Po kilku miesiącach sprawa sama się wyjaśniła. Okazało się, że Kamila jest w ciąży. Nie była pewna reakcji chłopaka, którego znała przecież bardzo krótko. Łukasz jednak ucieszył się, podobnie jak ona od pierwszej chwili pokochał mające się narodzić maleństwo. Ślub odbył się 25 września, a Emilka urodziła się 17 marca tego roku.
– Wiem, że wszystko poszło błyskawicznie i jesteśmy bardzo młodymi rodzicami... – zamyśla się Kamila. – Ale jestem bardzo szczęśliwa, rodzina jest dla mnie najważniejsza. Emilka dobrze się rozwija, jest spokojnym, uroczym dzieckiem. Łukasz dba o mnie i o dziecko, wstaje do maleństwa w nocy, z dumą pcha wózek na spacerach.
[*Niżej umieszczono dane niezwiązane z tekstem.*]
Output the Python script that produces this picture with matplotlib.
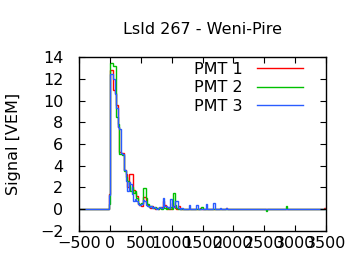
import numpy as np
import matplotlib
matplotlib.use("Agg")
import matplotlib.pyplot as plt

plt.rcParams['font.family'] = ['DejaVu Sans']

title = "LsId 267 - Weni-Pire"
ylabel = "Signal [VEM]"
labels = ["PMT 1", "PMT 2", "PMT 3"]
colors = ["#ff0000", "#00c000", "#2a5cff"]

bin_width = 25.0
t_min, t_max = -500.0, 3500.0
trace_start = -25.0  # start time of the first stored bin

# PMT 1 (red), bins of 25 ns starting at -25 ns
pmt1 = [1.4, 12.8, 12.8, 11.0, 10.7, 9.6, 7.6, 5.3, 5.2, 5.2,
        3.6, 3.2, 2.0, 3.2, 3.2, 3.2, 1.8, 1.5, 1.2, 0.5,
        0.4, 0.3, 1.1, 1.1, 0.6, 0.4, 0.2, 0.1, 0.3, 0.1,
        0.0, 0.1, 0.0, 0.1, 0.2, 0.7, 0.4, 0.1, 0.0, 0.2,
        0.0, 0.6, 0.3, 0.1, 0.0, 0.3, 0.0, 0.0, 0.0, 0.0,
        0.0, 0.0, 0.0, 0.0, 0.0, 0.0, 0.0, 0.0, 0.0, 0.1,
        0.0, 0.0, 0.0, 0.0, 0.0, 0.0, 0.0, 0.0, 0.0, 0.0,
        0.0, 0.0, 0.0, 0.0, 0.0, 0.0, 0.1, 0.0, 0.0, 0.0]
# PMT 2 (green)
pmt2 = [0.5, 13.5, 13.5, 13.2, 13.2, 8.5, 7.8, 5.1, 5.1, 5.0,
        3.5, 3.0, 2.6, 2.2, 1.7, 2.0, 1.5, 1.7, 1.0, 0.6,
        0.5, 0.6, 1.9, 1.9, 1.0, 0.5, 0.2, 0.3, 0.2, 0.1,
        0.2, 0.1, 0.0, 0.1, 0.0, 0.2, 0.1, 0.0, 0.1, 0.0,
        0.2, 0.0, 1.5, 0.4, 0.1, 0.0, 0.0, 0.0, 0.0, 0.0,
        0.0, 0.0, 0.0, 0.0, 0.0, 0.0, 0.0, 0.0, 0.0, 0.0,
        0.15, 0.0, 0.0, 0.0, 0.0, 0.0, 0.0, 0.0, 0.0, 0.0,
        0.0, 0.0, 0.0, 0.0, 0.0, 0.0, 0.0, 0.0, 0.0, 0.0]
# PMT 3 (blue)
pmt3 = [1.3, 12.5, 12.5, 12.0, 10.6, 9.3, 7.6, 7.4, 5.2, 5.1,
        3.6, 2.6, 1.7, 2.5, 2.3, 1.4, 0.7, 0.9, 0.7, 0.5,
        0.4, 0.5, 0.8, 0.7, 0.4, 0.3, 0.2, 0.3, 0.1, 0.2,
        0.1, 0.0, 0.1, 0.2, 0.1, 1.0, 0.3, 0.3, 0.2, 0.1,
        0.9, 0.3, 0.2, 0.75, 0.75, 0.1, 0.0, 0.1, 0.0, 0.0,
        0.0, 0.0, 0.37, 0.0, 0.0, 0.0, 0.0, 0.37, 0.0, 0.0,
        0.0, 0.0, 0.0, 0.46, 0.0, 0.0, 0.0, 0.0, 0.58, 0.0,
        0.0, 0.0, 0.1, 0.0, 0.0, 0.0, 0.1, 0.0, 0.0, 0.0]
# isolated late samples: (time of bin start, value)
late1 = [(3475.0, 0.1)]
late2 = [(2525.0, -0.15), (2850.0, 0.27)]
late3 = []

xticks = [-500, 0, 500, 1000, 1500, 2000, 2500, 3000, 3500]
yticks = [-2, 0, 2, 4, 6, 8, 10, 12, 14]

edges = np.arange(t_min, t_max + bin_width / 2, bin_width)
nb = len(edges) - 1


def full_trace(vals, late):
    out = np.zeros(nb)
    i0 = int(round((trace_start - t_min) / bin_width))
    out[i0:i0 + len(vals)] = vals
    for t, v in late:
        out[int(round((t - t_min) / bin_width))] = v
    return out


fs = 11.5
fig = plt.figure(figsize=(3.6, 2.7), dpi=100)
ax = fig.add_axes([79.3 / 360, 1 - 230.7 / 270, (326 - 79.3) / 360, (230.7 - 57.3) / 270])

for vals, late, c, lab in zip([pmt1, pmt2, pmt3], [late1, late2, late3], colors, labels):
    ax.stairs(full_trace(vals, late), edges, baseline=None, color=c, lw=1.0, label=lab)

ax.set_xlim(t_min, t_max)
ax.set_ylim(-2, 14)
ax.set_xticks(xticks)
ax.set_yticks(yticks)
ax.tick_params(direction='in', top=True, right=True, length=4, width=0.8, labelsize=fs)
ax.tick_params(axis='x', pad=3.5)
ax.tick_params(axis='y', pad=11.5)
for s in ax.spines.values():
    s.set_linewidth(1.0)

ax.set_title(title, fontsize=fs, pad=16.5)
ax.set_ylabel(ylabel, fontsize=fs)
ax.yaxis.set_label_coords(-0.235, 0.5)

ax.legend(loc='upper right', bbox_to_anchor=(0.94, 1.02), frameon=False, markerfirst=False,
          fontsize=fs, handlelength=2.9, handletextpad=0.9, labelspacing=0.22, borderpad=0.0)

fig.savefig("out.png", dpi=100)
Nie mogłabym wymarzyć sobie lepszego męża. Każdy dzień jest dla nas ważny i piękny. Razem sprzątamy, gotujemy, nigdy nie brakuje nam tematu do rozmów. Po ślubie odwiedziłam z mężem panią Teresę. Podziękowałam jej za wszystko, co dla mnie zrobiła...
Młodzi poprosili też, aby ponownie rozłożyła karty.
– Jesteście sobie przeznaczeni, dobrze, że się odnaleźliście – powiedziała. – Po prostu spotkaliście się szybciej niż inni, tak czasami bywa. Wasz związek się nie rozpadnie, doczekacie razem późnej starości... Emilka będzie miała rodzeństwo, ale to dopiero za kilka lat. Byłaś, Kamilo, na rozdrożu dróg. Wybrałaś szczęście.